Short exercise.
For the material that follows, list every line containing the word "chart".

Dataset extract.

— begin —

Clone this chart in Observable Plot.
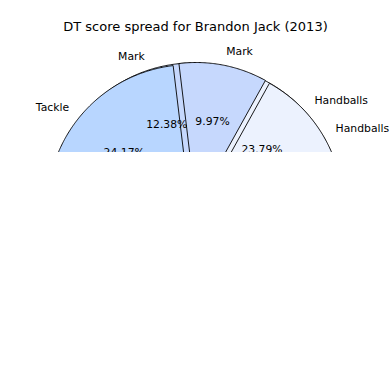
<!DOCTYPE html>
<html><head><meta charset="utf-8">
<script src="https://cdn.jsdelivr.net/npm/d3@7"></script>
<script src="https://cdn.jsdelivr.net/npm/@observablehq/plot@0.6"></script>
<style>
html,body{margin:0;padding:0;background:#fff;}
#wrap{width:390px;height:152px;overflow:hidden;background:#fff;}
</style></head><body><div id="wrap"></div>
<script>
const title = "DT score spread for Brandon Jack (2013)";
// pie drawn first (underneath)
const underCategories = ["Handballs", "Mark"];
const underValues = [23.79, 12.38];
// pie drawn on top
const upperCategories = ["Handballs", "Mark", "Tackle"];
const upperValues = [16.94, 9.97, 24.17];
const categoryColors = {Handballs: "#ecf2fe", Mark: "#c6d8fd", Tackle: "#b8d6ff"};

function pieLayout(cats, vals, startDeg, explode) {
  let a = startDeg;
  return cats.map((c, i) => {
    const t1 = a, t2 = a + vals[i] * 3.6; a = t2;
    const tm = (t1 + t2) / 2 * Math.PI / 180;
    const ox = explode * Math.cos(tm), oy = explode * Math.sin(tm);
    const pts = [{x: ox, y: oy}];
    const n = Math.max(2, Math.ceil((t2 - t1) / 0.5));
    for (let k = 0; k <= n; k++) {
      const t = (t1 + (t2 - t1) * k / n) * Math.PI / 180;
      pts.push({x: ox + Math.cos(t), y: oy + Math.sin(t)});
    }
    pts.push({x: ox, y: oy});
    return {category: c, value: vals[i], pct: vals[i].toFixed(2) + "%", pts,
      lx: ox + 1.1 * Math.cos(tm), ly: oy + 1.1 * Math.sin(tm),
      px: ox + 0.6 * Math.cos(tm), py: oy + 0.6 * Math.sin(tm)};
  });
}

const underPie = pieLayout(underCategories, underValues, 0.0, 0.04);
const upperPie = pieLayout(upperCategories, upperValues, 0.0, 0.042);
const allWedges = [...underPie, ...upperPie];

const wedgeMarks = allWedges.map(w => Plot.line(w.pts, {
  x: "x", y: "y", fill: categoryColors[w.category], stroke: "black",
  strokeWidth: 0.9, strokeLinejoin: "miter", curve: "linear"
}));

const fs = 10.8;
const chart = Plot.plot({
  width: 390, height: 390, margin: 0,
  x: {domain: [-1.3594, 1.3679], axis: null},
  y: {domain: [-1.2525, 1.4748], axis: null},
  style: {fontFamily: "'DejaVu Sans', sans-serif", background: "white", color: "black"},
  marks: [
    ...wedgeMarks,
    Plot.text(allWedges.filter(d => d.lx > 0), {x: "lx", y: "ly", text: "category", textAnchor: "start", fontSize: fs, fill: "black"}),
    Plot.text(allWedges.filter(d => d.lx <= 0), {x: "lx", y: "ly", text: "category", textAnchor: "end", fontSize: fs, fill: "black"}),
    Plot.text(allWedges, {x: "px", y: "py", text: "pct", textAnchor: "middle", fontSize: fs, fill: "black"}),
    Plot.text([title], {frameAnchor: "top", dy: 26, text: d => d, fontSize: 13, fill: "black", lineAnchor: "middle"})
  ]
});
document.getElementById("wrap").appendChild(chart);
</script></body></html>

— end —

Result of this exercise.
Clone this chart in Observable Plot.
const chart = Plot.plot({
document.getElementById("wrap").appendChild(chart);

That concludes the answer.